(Data items)

---

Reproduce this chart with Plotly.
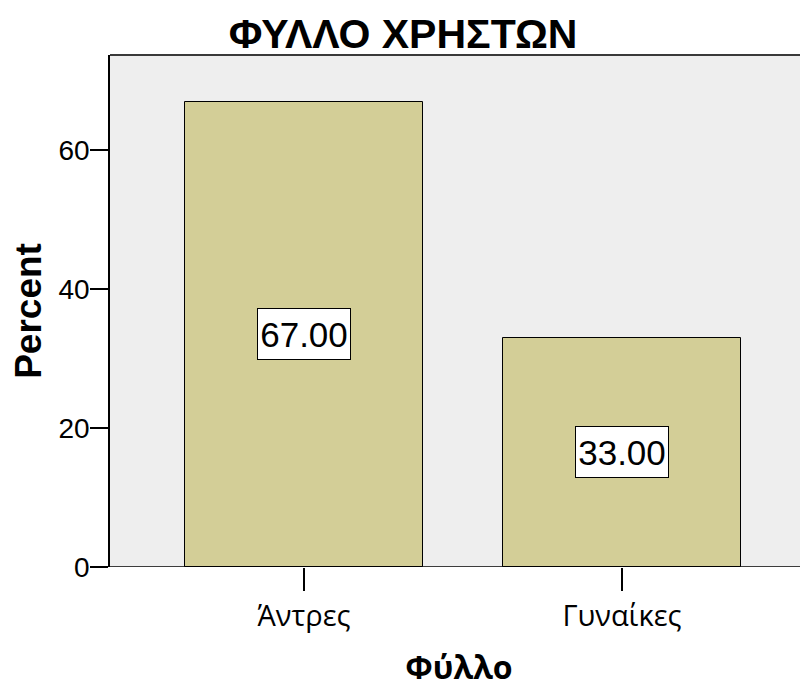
import plotly.graph_objects as go

categories = ["Άντρες", "Γυναίκες"]
percent = [67.00, 33.00]
labels = ["67.00", "33.00"]
y_ticks = [0, 20, 40, 60]

fig = go.Figure()
fig.add_trace(go.Bar(
    x=categories, y=percent, width=0.748,
    marker=dict(color="#D3CE97", line=dict(color="black", width=1)),
    hoverinfo="skip",
))

for c, v, t in zip(categories, percent, labels):
    fig.add_annotation(
        x=c, y=v / 2, text=t, showarrow=False,
        font=dict(family="Liberation Sans, Arial", size=35, color="black"),
        width=88, height=46,
        bgcolor="white", bordercolor="black", borderwidth=1, borderpad=2,
    )

fig.add_shape(type="line", xref="paper", yref="paper", x0=0, x1=1, y0=1, y1=1,
              line=dict(color="#3a3a3a", width=2))

fig.update_layout(
    width=808, height=687,
    margin=dict(l=102, r=8, t=47, b=128),
    paper_bgcolor="white", plot_bgcolor="#EEEEEE",
    showlegend=False, bargap=0,
    title=dict(text="<b>ΦΥΛΛΟ ΧΡΗΣΤΩΝ</b>", x=0.489, xanchor="center", y=0.963, yanchor="middle",
               font=dict(family="Liberation Sans, Arial", size=41, color="black")),
    xaxis=dict(
        type="category", range=[-0.61, 1.585],
        showline=False, showgrid=False, zeroline=False,
        ticks="outside", ticklen=23, tickwidth=1.5, tickcolor="black",
        tickfont=dict(family="Open Sans", size=29, color="black"),
        title=dict(text="<b>Φύλλο</b>", standoff=23,
                   font=dict(family="Open Sans", size=32, color="black")),
    ),
    yaxis=dict(
        range=[0, 73.7], tickvals=y_ticks, showgrid=False, zeroline=False,
        showline=True, linecolor="black", linewidth=1.5,
        ticks="outside", ticklen=18, tickwidth=1.5, tickcolor="black",
        ticklabelstandoff=-5,
        tickfont=dict(family="Liberation Sans, Arial", size=28, color="black"),
        title=dict(text="<b>Percent</b>", standoff=12,
                   font=dict(family="Liberation Sans, Arial", size=37, color="black")),
    ),
)
fig.add_shape(type="line", xref="paper", yref="y", x0=0, x1=1, y0=0, y1=0,
              line=dict(color="black", width=1.5))

fig.write_html("out.html")
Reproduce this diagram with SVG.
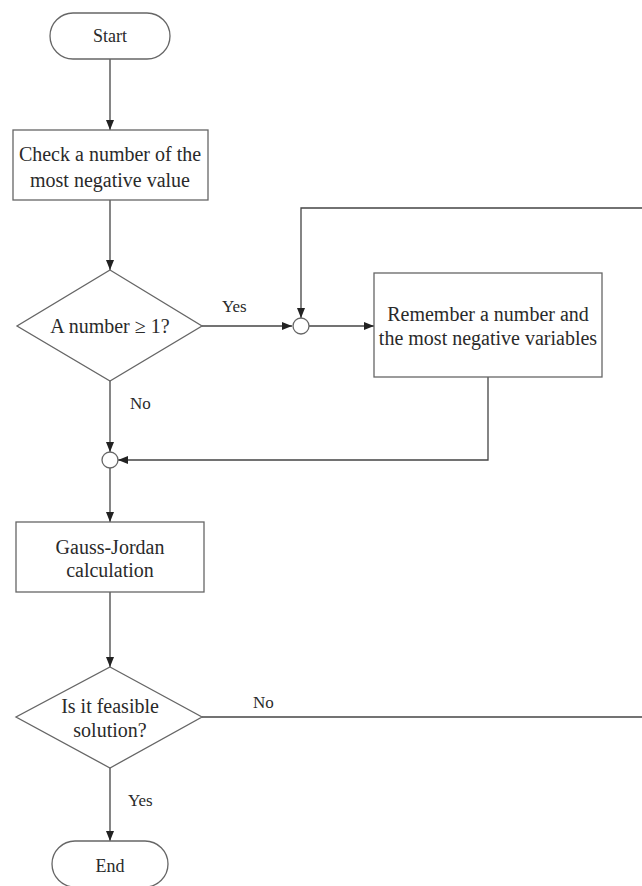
<svg xmlns="http://www.w3.org/2000/svg" width="642" height="886" viewBox="0 0 642 886">
<defs>
<marker id="arr" viewBox="0 0 10 10" refX="10" refY="5" markerWidth="10" markerHeight="10" markerUnits="userSpaceOnUse" orient="auto">
<path d="M0,1 L10,5 L0,9 z" fill="#222"/>
</marker>
<style>
.shape{fill:#fff;stroke:#666;stroke-width:1.3}
.conn{fill:none;stroke:#444;stroke-width:1.3}
.t{font-family:"Liberation Serif","Times New Roman",serif;font-size:20px;fill:#2a2a2a;text-anchor:middle}
.s{font-size:18px}
.lbl{font-family:"Liberation Serif","Times New Roman",serif;font-size:17px;fill:#2a2a2a}
</style>
</defs>
<rect width="642" height="886" fill="#fff"/>
<g id="connectors">
<line class="conn" x1="110" y1="59" x2="110" y2="130" marker-end="url(#arr)"/>
<line class="conn" x1="110" y1="200" x2="110" y2="270" marker-end="url(#arr)"/>
<line class="conn" x1="202" y1="326" x2="292" y2="326" marker-end="url(#arr)"/>
<polyline class="conn" points="642,208 301,208 301,318" marker-end="url(#arr)"/>
<line class="conn" x1="309" y1="326" x2="374" y2="326" marker-end="url(#arr)"/>
<polyline class="conn" points="488,377 488,460 118,460" marker-end="url(#arr)"/>
<line class="conn" x1="110" y1="381" x2="110" y2="452" marker-end="url(#arr)"/>
<line class="conn" x1="110" y1="468" x2="110" y2="522" marker-end="url(#arr)"/>
<line class="conn" x1="110" y1="592" x2="110" y2="667" marker-end="url(#arr)"/>
<line class="conn" x1="202" y1="717" x2="642" y2="717"/>
<line class="conn" x1="110" y1="768" x2="110" y2="841" marker-end="url(#arr)"/>
<text class="lbl" x="222" y="312">Yes</text>
<text class="lbl" x="130" y="409">No</text>
<text class="lbl" x="253" y="708">No</text>
<text class="lbl" x="128" y="806">Yes</text>
</g>
<g id="start">
<rect class="shape" x="50" y="13" width="120" height="46" rx="23"/>
<text class="t s" x="110" y="42">Start</text>
</g>
<g id="check">
<rect class="shape" x="13" y="130" width="195" height="70"/>
<text class="t" x="110" y="161">Check a number of the</text>
<text class="t" x="110" y="187">most negative value</text>
</g>
<g id="decision1">
<polygon class="shape" points="110,270 202,326 110,381 17,326"/>
<text class="t" x="110" y="333">A number ≥ 1?</text>
</g>
<g id="junction1">
<circle class="shape" cx="301" cy="326" r="8"/>
</g>
<g id="remember">
<rect class="shape" x="374" y="273" width="228" height="104"/>
<text class="t" x="488" y="321">Remember a number and</text>
<text class="t" x="488" y="345">the most negative variables</text>
</g>
<g id="junction2">
<circle class="shape" cx="110" cy="460" r="8"/>
</g>
<g id="gauss">
<rect class="shape" x="16" y="522" width="188" height="70"/>
<text class="t" x="110" y="554">Gauss-Jordan</text>
<text class="t" x="110" y="577">calculation</text>
</g>
<g id="decision2">
<polygon class="shape" points="110,667 202,717 110,768 16,717"/>
<text class="t" x="110" y="713">Is it feasible</text>
<text class="t" x="110" y="737">solution?</text>
</g>
<g id="end">
<rect class="shape" x="52" y="841" width="116" height="46" rx="23"/>
<text class="t s" x="110" y="872">End</text>
</g>
</svg>
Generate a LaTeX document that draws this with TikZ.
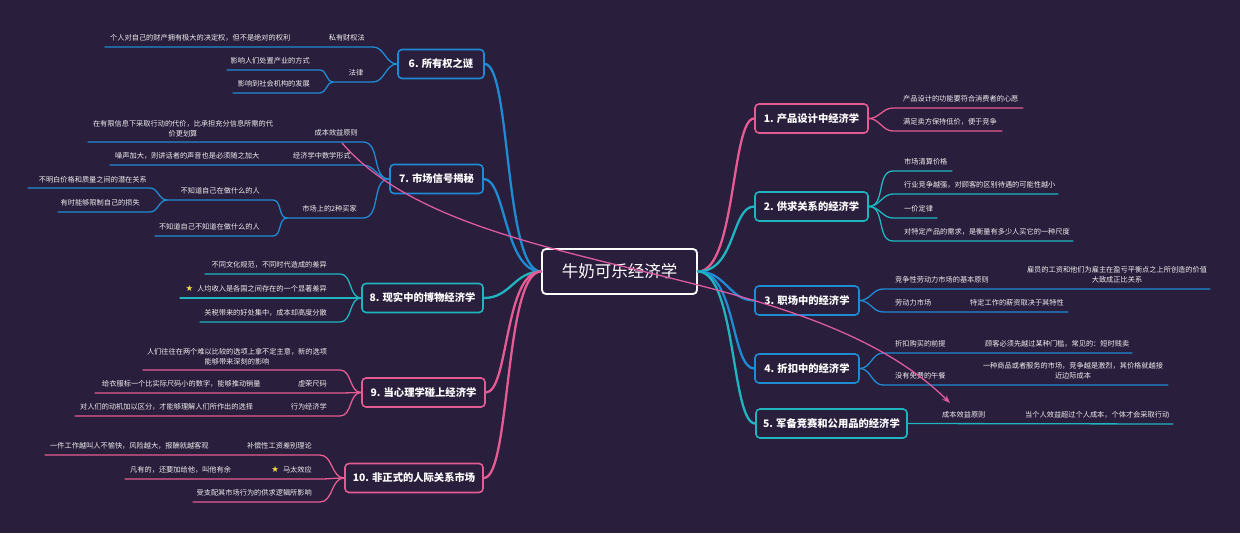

---

What the exercise asks - Omit the pictures, then quote the rest of the material above exactly.

Task solution -
Reproduce this chart with Plotly.
import plotly.graph_objects as go

categories = ["Άντρες", "Γυναίκες"]
percent = [67.00, 33.00]
labels = ["67.00", "33.00"]
y_ticks = [0, 20, 40, 60]

fig = go.Figure()
fig.add_trace(go.Bar(
    x=categories, y=percent, width=0.748,
    marker=dict(color="#D3CE97", line=dict(color="black", width=1)),
    hoverinfo="skip",
))

for c, v, t in zip(categories, percent, labels):
    fig.add_annotation(
        x=c, y=v / 2, text=t, showarrow=False,
        font=dict(family="Liberation Sans, Arial", size=35, color="black"),
        width=88, height=46,
        bgcolor="white", bordercolor="black", borderwidth=1, borderpad=2,
    )

fig.add_shape(type="line", xref="paper", yref="paper", x0=0, x1=1, y0=1, y1=1,
              line=dict(color="#3a3a3a", width=2))

fig.update_layout(
    width=808, height=687,
    margin=dict(l=102, r=8, t=47, b=128),
    paper_bgcolor="white", plot_bgcolor="#EEEEEE",
    showlegend=False, bargap=0,
    title=dict(text="<b>ΦΥΛΛΟ ΧΡΗΣΤΩΝ</b>", x=0.489, xanchor="center", y=0.963, yanchor="middle",
               font=dict(family="Liberation Sans, Arial", size=41, color="black")),
    xaxis=dict(
        type="category", range=[-0.61, 1.585],
        showline=False, showgrid=False, zeroline=False,
        ticks="outside", ticklen=23, tickwidth=1.5, tickcolor="black",
        tickfont=dict(family="Open Sans", size=29, color="black"),
        title=dict(text="<b>Φύλλο</b>", standoff=23,
                   font=dict(family="Open Sans", size=32, color="black")),
    ),
    yaxis=dict(
        range=[0, 73.7], tickvals=y_ticks, showgrid=False, zeroline=False,
        showline=True, linecolor="black", linewidth=1.5,
        ticks="outside", ticklen=18, tickwidth=1.5, tickcolor="black",
        ticklabelstandoff=-5,
        tickfont=dict(family="Liberation Sans, Arial", size=28, color="black"),
        title=dict(text="<b>Percent</b>", standoff=12,
                   font=dict(family="Liberation Sans, Arial", size=37, color="black")),
    ),
)
fig.add_shape(type="line", xref="paper", yref="y", x0=0, x1=1, y0=0, y1=0,
              line=dict(color="black", width=1.5))

fig.write_html("out.html")
Reproduce this diagram with SVG.
<svg xmlns="http://www.w3.org/2000/svg" width="642" height="886" viewBox="0 0 642 886">
<defs>
<marker id="arr" viewBox="0 0 10 10" refX="10" refY="5" markerWidth="10" markerHeight="10" markerUnits="userSpaceOnUse" orient="auto">
<path d="M0,1 L10,5 L0,9 z" fill="#222"/>
</marker>
<style>
.shape{fill:#fff;stroke:#666;stroke-width:1.3}
.conn{fill:none;stroke:#444;stroke-width:1.3}
.t{font-family:"Liberation Serif","Times New Roman",serif;font-size:20px;fill:#2a2a2a;text-anchor:middle}
.s{font-size:18px}
.lbl{font-family:"Liberation Serif","Times New Roman",serif;font-size:17px;fill:#2a2a2a}
</style>
</defs>
<rect width="642" height="886" fill="#fff"/>
<g id="connectors">
<line class="conn" x1="110" y1="59" x2="110" y2="130" marker-end="url(#arr)"/>
<line class="conn" x1="110" y1="200" x2="110" y2="270" marker-end="url(#arr)"/>
<line class="conn" x1="202" y1="326" x2="292" y2="326" marker-end="url(#arr)"/>
<polyline class="conn" points="642,208 301,208 301,318" marker-end="url(#arr)"/>
<line class="conn" x1="309" y1="326" x2="374" y2="326" marker-end="url(#arr)"/>
<polyline class="conn" points="488,377 488,460 118,460" marker-end="url(#arr)"/>
<line class="conn" x1="110" y1="381" x2="110" y2="452" marker-end="url(#arr)"/>
<line class="conn" x1="110" y1="468" x2="110" y2="522" marker-end="url(#arr)"/>
<line class="conn" x1="110" y1="592" x2="110" y2="667" marker-end="url(#arr)"/>
<line class="conn" x1="202" y1="717" x2="642" y2="717"/>
<line class="conn" x1="110" y1="768" x2="110" y2="841" marker-end="url(#arr)"/>
<text class="lbl" x="222" y="312">Yes</text>
<text class="lbl" x="130" y="409">No</text>
<text class="lbl" x="253" y="708">No</text>
<text class="lbl" x="128" y="806">Yes</text>
</g>
<g id="start">
<rect class="shape" x="50" y="13" width="120" height="46" rx="23"/>
<text class="t s" x="110" y="42">Start</text>
</g>
<g id="check">
<rect class="shape" x="13" y="130" width="195" height="70"/>
<text class="t" x="110" y="161">Check a number of the</text>
<text class="t" x="110" y="187">most negative value</text>
</g>
<g id="decision1">
<polygon class="shape" points="110,270 202,326 110,381 17,326"/>
<text class="t" x="110" y="333">A number ≥ 1?</text>
</g>
<g id="junction1">
<circle class="shape" cx="301" cy="326" r="8"/>
</g>
<g id="remember">
<rect class="shape" x="374" y="273" width="228" height="104"/>
<text class="t" x="488" y="321">Remember a number and</text>
<text class="t" x="488" y="345">the most negative variables</text>
</g>
<g id="junction2">
<circle class="shape" cx="110" cy="460" r="8"/>
</g>
<g id="gauss">
<rect class="shape" x="16" y="522" width="188" height="70"/>
<text class="t" x="110" y="554">Gauss-Jordan</text>
<text class="t" x="110" y="577">calculation</text>
</g>
<g id="decision2">
<polygon class="shape" points="110,667 202,717 110,768 16,717"/>
<text class="t" x="110" y="713">Is it feasible</text>
<text class="t" x="110" y="737">solution?</text>
</g>
<g id="end">
<rect class="shape" x="52" y="841" width="116" height="46" rx="23"/>
<text class="t s" x="110" y="872">End</text>
</g>
</svg>
Generate a LaTeX document that draws this with TikZ.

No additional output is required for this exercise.